*** GIVEN DATA
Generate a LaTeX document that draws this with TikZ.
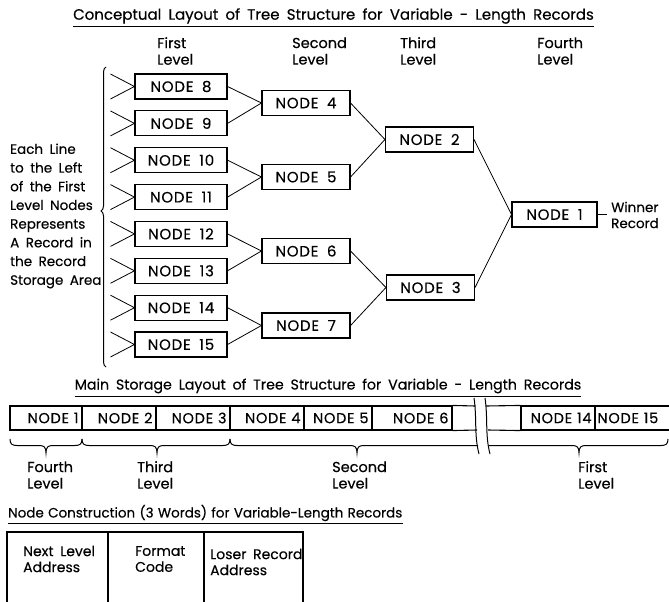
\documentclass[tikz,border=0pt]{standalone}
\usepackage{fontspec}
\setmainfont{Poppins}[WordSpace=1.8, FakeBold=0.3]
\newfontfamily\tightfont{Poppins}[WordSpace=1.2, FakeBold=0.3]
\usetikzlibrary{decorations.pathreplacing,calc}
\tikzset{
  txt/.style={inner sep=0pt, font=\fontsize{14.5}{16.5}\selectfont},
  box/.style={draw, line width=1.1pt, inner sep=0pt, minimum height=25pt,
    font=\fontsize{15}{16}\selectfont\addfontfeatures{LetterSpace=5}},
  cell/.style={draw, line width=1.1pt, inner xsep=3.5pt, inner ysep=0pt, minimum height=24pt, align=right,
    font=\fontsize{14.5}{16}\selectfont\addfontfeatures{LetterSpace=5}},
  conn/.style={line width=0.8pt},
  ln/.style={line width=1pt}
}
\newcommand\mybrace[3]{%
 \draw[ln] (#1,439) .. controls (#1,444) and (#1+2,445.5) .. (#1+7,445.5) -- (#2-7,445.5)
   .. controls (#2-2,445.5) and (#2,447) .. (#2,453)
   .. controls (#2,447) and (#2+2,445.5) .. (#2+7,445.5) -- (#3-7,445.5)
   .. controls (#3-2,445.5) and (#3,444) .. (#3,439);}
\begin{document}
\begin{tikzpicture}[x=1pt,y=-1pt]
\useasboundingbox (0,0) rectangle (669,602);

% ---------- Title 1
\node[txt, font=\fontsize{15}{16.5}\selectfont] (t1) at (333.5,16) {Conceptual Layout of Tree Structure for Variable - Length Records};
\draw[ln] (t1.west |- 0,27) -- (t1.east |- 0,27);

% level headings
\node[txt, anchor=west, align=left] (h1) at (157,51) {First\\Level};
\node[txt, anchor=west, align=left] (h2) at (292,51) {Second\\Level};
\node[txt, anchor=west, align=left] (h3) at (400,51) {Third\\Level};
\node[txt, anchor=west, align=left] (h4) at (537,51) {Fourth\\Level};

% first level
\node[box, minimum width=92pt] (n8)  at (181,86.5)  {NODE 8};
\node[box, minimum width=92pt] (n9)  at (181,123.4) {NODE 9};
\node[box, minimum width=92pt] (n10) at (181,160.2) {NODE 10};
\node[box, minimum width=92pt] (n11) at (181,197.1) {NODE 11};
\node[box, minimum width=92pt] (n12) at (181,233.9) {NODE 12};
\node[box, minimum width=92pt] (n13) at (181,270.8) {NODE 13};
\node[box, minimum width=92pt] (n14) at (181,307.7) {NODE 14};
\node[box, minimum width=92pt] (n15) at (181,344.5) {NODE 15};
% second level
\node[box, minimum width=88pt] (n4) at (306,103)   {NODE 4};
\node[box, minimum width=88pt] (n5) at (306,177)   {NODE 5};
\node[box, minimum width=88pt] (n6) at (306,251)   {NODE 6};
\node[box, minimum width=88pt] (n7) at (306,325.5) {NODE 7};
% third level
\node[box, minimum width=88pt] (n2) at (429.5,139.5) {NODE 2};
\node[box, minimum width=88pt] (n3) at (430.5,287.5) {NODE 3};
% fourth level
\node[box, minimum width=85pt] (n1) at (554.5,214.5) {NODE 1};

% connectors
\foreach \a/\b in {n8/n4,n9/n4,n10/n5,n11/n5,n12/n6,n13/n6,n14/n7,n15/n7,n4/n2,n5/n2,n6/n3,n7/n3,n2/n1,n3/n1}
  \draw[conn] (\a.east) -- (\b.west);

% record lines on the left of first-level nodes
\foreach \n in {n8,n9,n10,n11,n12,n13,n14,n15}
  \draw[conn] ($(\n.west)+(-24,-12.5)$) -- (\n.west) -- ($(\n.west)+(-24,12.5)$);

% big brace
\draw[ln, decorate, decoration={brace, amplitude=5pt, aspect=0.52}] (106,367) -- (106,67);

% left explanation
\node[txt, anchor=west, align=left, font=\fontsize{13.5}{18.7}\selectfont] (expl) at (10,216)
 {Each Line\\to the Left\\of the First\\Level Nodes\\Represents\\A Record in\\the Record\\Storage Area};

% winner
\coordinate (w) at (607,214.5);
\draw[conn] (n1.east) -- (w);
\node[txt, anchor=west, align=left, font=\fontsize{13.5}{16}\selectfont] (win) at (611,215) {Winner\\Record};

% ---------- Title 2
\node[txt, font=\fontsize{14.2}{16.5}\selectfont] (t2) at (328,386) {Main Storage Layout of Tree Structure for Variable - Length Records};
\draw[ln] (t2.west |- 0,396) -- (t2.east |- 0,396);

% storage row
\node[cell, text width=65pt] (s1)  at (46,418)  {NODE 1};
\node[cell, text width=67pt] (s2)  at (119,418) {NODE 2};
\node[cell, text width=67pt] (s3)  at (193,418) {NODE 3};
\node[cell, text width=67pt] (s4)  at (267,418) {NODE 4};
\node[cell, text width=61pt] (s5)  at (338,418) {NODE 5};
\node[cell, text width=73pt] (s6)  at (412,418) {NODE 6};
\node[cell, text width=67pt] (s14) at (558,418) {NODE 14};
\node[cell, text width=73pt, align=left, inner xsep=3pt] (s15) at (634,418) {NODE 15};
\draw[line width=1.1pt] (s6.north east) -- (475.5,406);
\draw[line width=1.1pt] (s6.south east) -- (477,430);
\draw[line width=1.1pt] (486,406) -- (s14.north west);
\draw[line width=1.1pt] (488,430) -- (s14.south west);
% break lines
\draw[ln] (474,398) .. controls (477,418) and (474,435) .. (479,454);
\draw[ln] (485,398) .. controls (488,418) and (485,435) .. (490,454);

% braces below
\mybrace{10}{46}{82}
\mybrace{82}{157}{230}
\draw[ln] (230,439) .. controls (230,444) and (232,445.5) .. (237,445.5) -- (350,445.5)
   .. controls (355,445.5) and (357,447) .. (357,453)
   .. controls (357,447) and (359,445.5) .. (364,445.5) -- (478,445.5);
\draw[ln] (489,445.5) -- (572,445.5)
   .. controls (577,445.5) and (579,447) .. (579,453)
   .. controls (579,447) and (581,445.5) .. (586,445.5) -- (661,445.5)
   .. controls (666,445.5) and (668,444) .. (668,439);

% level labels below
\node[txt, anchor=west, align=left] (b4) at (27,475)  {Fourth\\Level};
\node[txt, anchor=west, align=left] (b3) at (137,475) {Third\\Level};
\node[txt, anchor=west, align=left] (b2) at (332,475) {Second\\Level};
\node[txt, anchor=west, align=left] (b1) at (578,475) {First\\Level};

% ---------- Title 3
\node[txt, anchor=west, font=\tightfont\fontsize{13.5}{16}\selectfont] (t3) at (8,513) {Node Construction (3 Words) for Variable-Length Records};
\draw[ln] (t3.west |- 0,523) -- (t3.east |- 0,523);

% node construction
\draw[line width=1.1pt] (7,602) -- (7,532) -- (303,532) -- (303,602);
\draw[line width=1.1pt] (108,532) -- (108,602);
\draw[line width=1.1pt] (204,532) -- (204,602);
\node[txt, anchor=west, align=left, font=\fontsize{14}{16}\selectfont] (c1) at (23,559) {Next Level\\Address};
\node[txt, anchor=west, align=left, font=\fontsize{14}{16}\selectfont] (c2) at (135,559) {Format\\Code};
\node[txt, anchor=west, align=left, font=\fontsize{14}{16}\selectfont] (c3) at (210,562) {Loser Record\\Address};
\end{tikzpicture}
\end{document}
******
SET TASK:
Repeat verbatim all the material, but not the pictures.

WORKED SOLUTION:
Generate a LaTeX document that draws this with TikZ.
\documentclass[tikz,border=0pt]{standalone}
\usepackage{fontspec}
\setmainfont{Poppins}[WordSpace=1.8, FakeBold=0.3]
\newfontfamily\tightfont{Poppins}[WordSpace=1.2, FakeBold=0.3]
\usetikzlibrary{decorations.pathreplacing,calc}
\tikzset{
  txt/.style={inner sep=0pt, font=\fontsize{14.5}{16.5}\selectfont},
  box/.style={draw, line width=1.1pt, inner sep=0pt, minimum height=25pt,
    font=\fontsize{15}{16}\selectfont\addfontfeatures{LetterSpace=5}},
  cell/.style={draw, line width=1.1pt, inner xsep=3.5pt, inner ysep=0pt, minimum height=24pt, align=right,
    font=\fontsize{14.5}{16}\selectfont\addfontfeatures{LetterSpace=5}},
  conn/.style={line width=0.8pt},
  ln/.style={line width=1pt}
}
\newcommand\mybrace[3]{%
 \draw[ln] (#1,439) .. controls (#1,444) and (#1+2,445.5) .. (#1+7,445.5) -- (#2-7,445.5)
   .. controls (#2-2,445.5) and (#2,447) .. (#2,453)
   .. controls (#2,447) and (#2+2,445.5) .. (#2+7,445.5) -- (#3-7,445.5)
   .. controls (#3-2,445.5) and (#3,444) .. (#3,439);}
\begin{document}
\begin{tikzpicture}[x=1pt,y=-1pt]
\useasboundingbox (0,0) rectangle (669,602);

% ---------- Title 1
\node[txt, font=\fontsize{15}{16.5}\selectfont] (t1) at (333.5,16) {Conceptual Layout of Tree Structure for Variable - Length Records};
\draw[ln] (t1.west |- 0,27) -- (t1.east |- 0,27);

% level headings
\node[txt, anchor=west, align=left] (h1) at (157,51) {First\\Level};
\node[txt, anchor=west, align=left] (h2) at (292,51) {Second\\Level};
\node[txt, anchor=west, align=left] (h3) at (400,51) {Third\\Level};
\node[txt, anchor=west, align=left] (h4) at (537,51) {Fourth\\Level};

% first level
\node[box, minimum width=92pt] (n8)  at (181,86.5)  {NODE 8};
\node[box, minimum width=92pt] (n9)  at (181,123.4) {NODE 9};
\node[box, minimum width=92pt] (n10) at (181,160.2) {NODE 10};
\node[box, minimum width=92pt] (n11) at (181,197.1) {NODE 11};
\node[box, minimum width=92pt] (n12) at (181,233.9) {NODE 12};
\node[box, minimum width=92pt] (n13) at (181,270.8) {NODE 13};
\node[box, minimum width=92pt] (n14) at (181,307.7) {NODE 14};
\node[box, minimum width=92pt] (n15) at (181,344.5) {NODE 15};
% second level
\node[box, minimum width=88pt] (n4) at (306,103)   {NODE 4};
\node[box, minimum width=88pt] (n5) at (306,177)   {NODE 5};
\node[box, minimum width=88pt] (n6) at (306,251)   {NODE 6};
\node[box, minimum width=88pt] (n7) at (306,325.5) {NODE 7};
% third level
\node[box, minimum width=88pt] (n2) at (429.5,139.5) {NODE 2};
\node[box, minimum width=88pt] (n3) at (430.5,287.5) {NODE 3};
% fourth level
\node[box, minimum width=85pt] (n1) at (554.5,214.5) {NODE 1};

% connectors
\foreach \a/\b in {n8/n4,n9/n4,n10/n5,n11/n5,n12/n6,n13/n6,n14/n7,n15/n7,n4/n2,n5/n2,n6/n3,n7/n3,n2/n1,n3/n1}
  \draw[conn] (\a.east) -- (\b.west);

% record lines on the left of first-level nodes
\foreach \n in {n8,n9,n10,n11,n12,n13,n14,n15}
  \draw[conn] ($(\n.west)+(-24,-12.5)$) -- (\n.west) -- ($(\n.west)+(-24,12.5)$);

% big brace
\draw[ln, decorate, decoration={brace, amplitude=5pt, aspect=0.52}] (106,367) -- (106,67);

% left explanation
\node[txt, anchor=west, align=left, font=\fontsize{13.5}{18.7}\selectfont] (expl) at (10,216)
 {Each Line\\to the Left\\of the First\\Level Nodes\\Represents\\A Record in\\the Record\\Storage Area};

% winner
\coordinate (w) at (607,214.5);
\draw[conn] (n1.east) -- (w);
\node[txt, anchor=west, align=left, font=\fontsize{13.5}{16}\selectfont] (win) at (611,215) {Winner\\Record};

% ---------- Title 2
\node[txt, font=\fontsize{14.2}{16.5}\selectfont] (t2) at (328,386) {Main Storage Layout of Tree Structure for Variable - Length Records};
\draw[ln] (t2.west |- 0,396) -- (t2.east |- 0,396);

% storage row
\node[cell, text width=65pt] (s1)  at (46,418)  {NODE 1};
\node[cell, text width=67pt] (s2)  at (119,418) {NODE 2};
\node[cell, text width=67pt] (s3)  at (193,418) {NODE 3};
\node[cell, text width=67pt] (s4)  at (267,418) {NODE 4};
\node[cell, text width=61pt] (s5)  at (338,418) {NODE 5};
\node[cell, text width=73pt] (s6)  at (412,418) {NODE 6};
\node[cell, text width=67pt] (s14) at (558,418) {NODE 14};
\node[cell, text width=73pt, align=left, inner xsep=3pt] (s15) at (634,418) {NODE 15};
\draw[line width=1.1pt] (s6.north east) -- (475.5,406);
\draw[line width=1.1pt] (s6.south east) -- (477,430);
\draw[line width=1.1pt] (486,406) -- (s14.north west);
\draw[line width=1.1pt] (488,430) -- (s14.south west);
% break lines
\draw[ln] (474,398) .. controls (477,418) and (474,435) .. (479,454);
\draw[ln] (485,398) .. controls (488,418) and (485,435) .. (490,454);

% braces below
\mybrace{10}{46}{82}
\mybrace{82}{157}{230}
\draw[ln] (230,439) .. controls (230,444) and (232,445.5) .. (237,445.5) -- (350,445.5)
   .. controls (355,445.5) and (357,447) .. (357,453)
   .. controls (357,447) and (359,445.5) .. (364,445.5) -- (478,445.5);
\draw[ln] (489,445.5) -- (572,445.5)
   .. controls (577,445.5) and (579,447) .. (579,453)
   .. controls (579,447) and (581,445.5) .. (586,445.5) -- (661,445.5)
   .. controls (666,445.5) and (668,444) .. (668,439);

% level labels below
\node[txt, anchor=west, align=left] (b4) at (27,475)  {Fourth\\Level};
\node[txt, anchor=west, align=left] (b3) at (137,475) {Third\\Level};
\node[txt, anchor=west, align=left] (b2) at (332,475) {Second\\Level};
\node[txt, anchor=west, align=left] (b1) at (578,475) {First\\Level};

% ---------- Title 3
\node[txt, anchor=west, font=\tightfont\fontsize{13.5}{16}\selectfont] (t3) at (8,513) {Node Construction (3 Words) for Variable-Length Records};
\draw[ln] (t3.west |- 0,523) -- (t3.east |- 0,523);

% node construction
\draw[line width=1.1pt] (7,602) -- (7,532) -- (303,532) -- (303,602);
\draw[line width=1.1pt] (108,532) -- (108,602);
\draw[line width=1.1pt] (204,532) -- (204,602);
\node[txt, anchor=west, align=left, font=\fontsize{14}{16}\selectfont] (c1) at (23,559) {Next Level\\Address};
\node[txt, anchor=west, align=left, font=\fontsize{14}{16}\selectfont] (c2) at (135,559) {Format\\Code};
\node[txt, anchor=west, align=left, font=\fontsize{14}{16}\selectfont] (c3) at (210,562) {Loser Record\\Address};
\end{tikzpicture}
\end{document}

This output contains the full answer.